Figure 2 shows Emsi’s analysis of two syllabi.
Figure 2. (Source.)
But while syllabi are indeed ubiquitous and contain valuable data, they do not reveal much about student comprehension of skills. Yes, faculty produce them, students download or save them, and Emsi can mine them for data. While Emsi recognizes the gap between syllabi and assessment, it contends that hiring practices have tended to rely on baseline evidence that an employee has been exposed to, rather than mastered, a particular skill.
Secondly, would faculty or support staff be willing to adjust their syllabi based on hiring trends and labor market data? This may be less of a challenge in technical programs, where the gap between program content and hiring requirements is not quite so wide.
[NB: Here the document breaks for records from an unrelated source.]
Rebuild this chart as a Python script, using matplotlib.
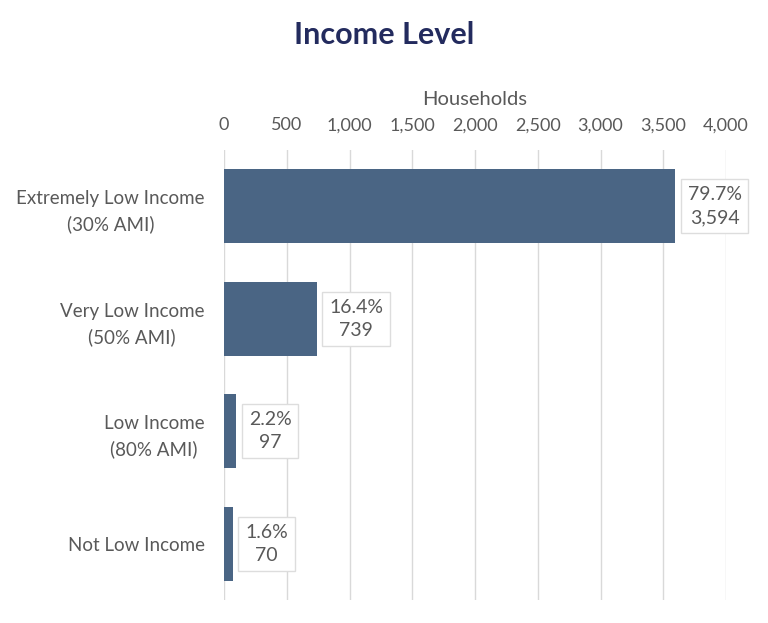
import numpy as np
import matplotlib
matplotlib.use("Agg")
from matplotlib import pyplot as plt

# - - - - - - - DATA - - - - - - -
categories = ["Extremely Low Income\n(30% AMI)", "Very Low Income\n(50% AMI)",
              "Low Income\n(80% AMI)", "Not Low Income"]
households = [3594, 739, 97, 70]
shares = [79.7, 16.4, 2.2, 1.6]
x_ticks = [0, 500, 1000, 1500, 2000, 2500, 3000, 3500, 4000]

# - - - - - - - STYLE - - - - - - -
plt.rcParams['font.family'] = ['Lato', 'DejaVu Sans']
BAR = "#4a6584"
TXT = "#595959"
GRID = "#d9d9d9"


def main():
    fig = plt.figure(figsize=(7.68, 6.23), dpi=100)
    ax = fig.add_axes([224 / 768, 1 - 600 / 623, 502 / 768, 450 / 623])

    y = np.arange(len(categories))
    ax.barh(y, households, height=0.66, color=BAR, zorder=2)

    ax.set_xlim(0, 4000)
    ax.set_ylim(len(categories) - 0.5, -0.5)
    ax.set_xticks(x_ticks)
    ax.set_xticklabels([f"{v:,}" for v in x_ticks])
    ax.xaxis.tick_top()
    ax.xaxis.set_label_position("top")
    ax.set_xlabel("Households", fontsize=14.5, color=TXT, labelpad=9)
    ax.set_yticks(y)
    ax.set_yticklabels(categories, fontsize=13.5, color=TXT, linespacing=1.55)
    ax.tick_params(axis="x", length=0, labelsize=13, labelcolor=TXT, pad=12)
    ax.tick_params(axis="y", length=0, pad=14)
    for lab in ax.get_yticklabels():
        lab.set_horizontalalignment("right")
        lab.set_multialignment("center")

    ax.grid(axis="x", color=GRID, linewidth=1, zorder=0)
    for s in ax.spines.values():
        s.set_visible(False)

    for i, (v, p) in enumerate(zip(households, shares)):
        ax.annotate(f"{p:.1f}%\n{v:,}", xy=(v, i), xytext=(9, 0),
                    textcoords="offset points", ha="left", va="center",
                    multialignment="center",
                    fontsize=14, color=TXT, linespacing=1.45, zorder=3,
                    bbox=dict(boxstyle="square,pad=0.35", fc="white",
                              ec="#dddddd", lw=1))

    fig.text(384 / 768, 1 - 35 / 623, "Income Level", ha="center", va="center",
             fontsize=22, fontweight="bold", color="#232b5e")

    fig.savefig("out.png", dpi=100)


# - - - - - - - RUN - - - - - - -
if __name__ == "__main__":
    main()
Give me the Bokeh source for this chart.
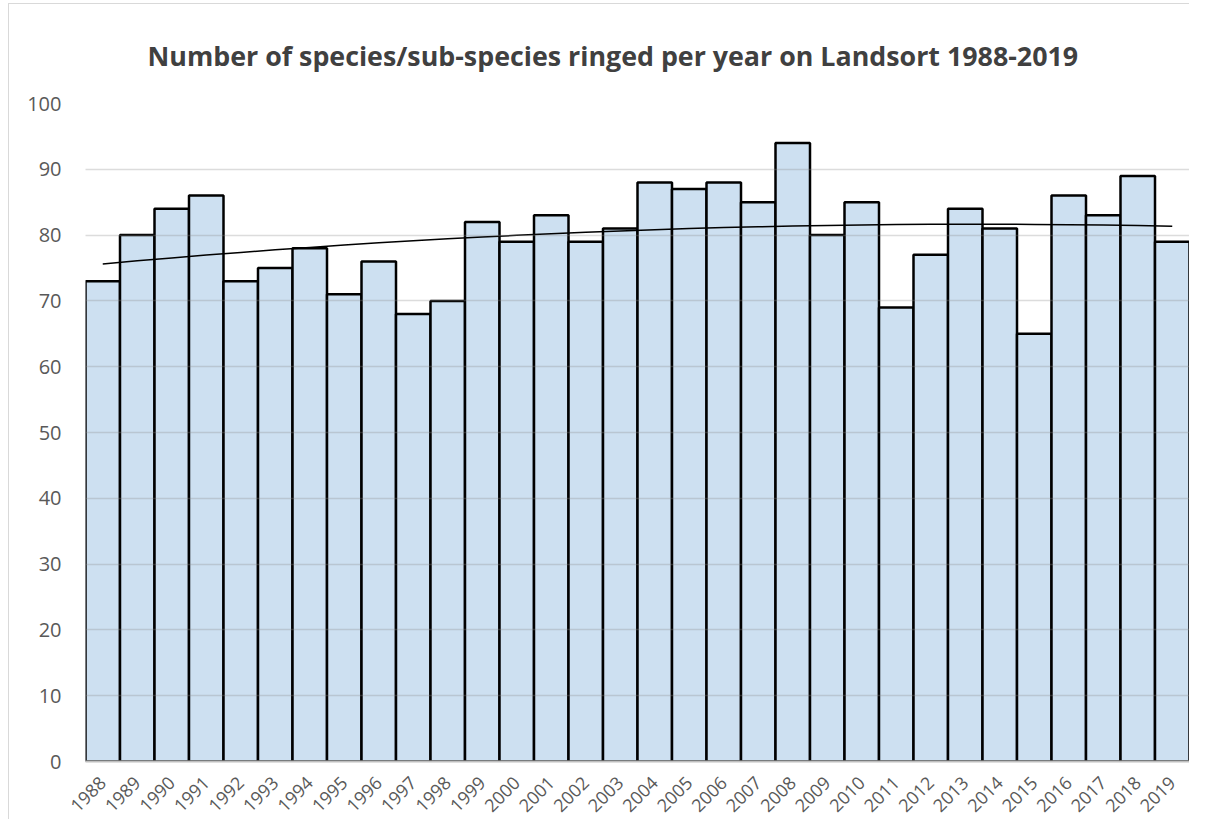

Indeed, Emsi has recently highlighted a Skillibi pilot project at Texas A&M Central, where faculty and leadership acknowledged the need to tighten the alignment between course and program level objectives and local hiring trends.
The Bottom Line
Emsi is not alone in its effort to eliminate the gap between “skills taught” and “skills sought.” Anthology’s Occupation Insight also leverages hiring data—obtained from Burning Glass, another job market data provider—for schools seeking to improve the workplace relevance of their syllabi and course descriptions.
What might happen if postsecondary syllabi become something more than perfunctory artifacts, and instead clearly and accurately communicate the value proposition of a course or program? While critics might fear the influence of corporate hiring needs on how schools design and deliver curriculum, closing the CIP-SOC divide could draw support from all quarters.
Postsecondary syllabi have endured. Beyond their longstanding administrative or promotional functions, it is also worth watching to see if they can take on the added role of helping to align classrooms to workplaces.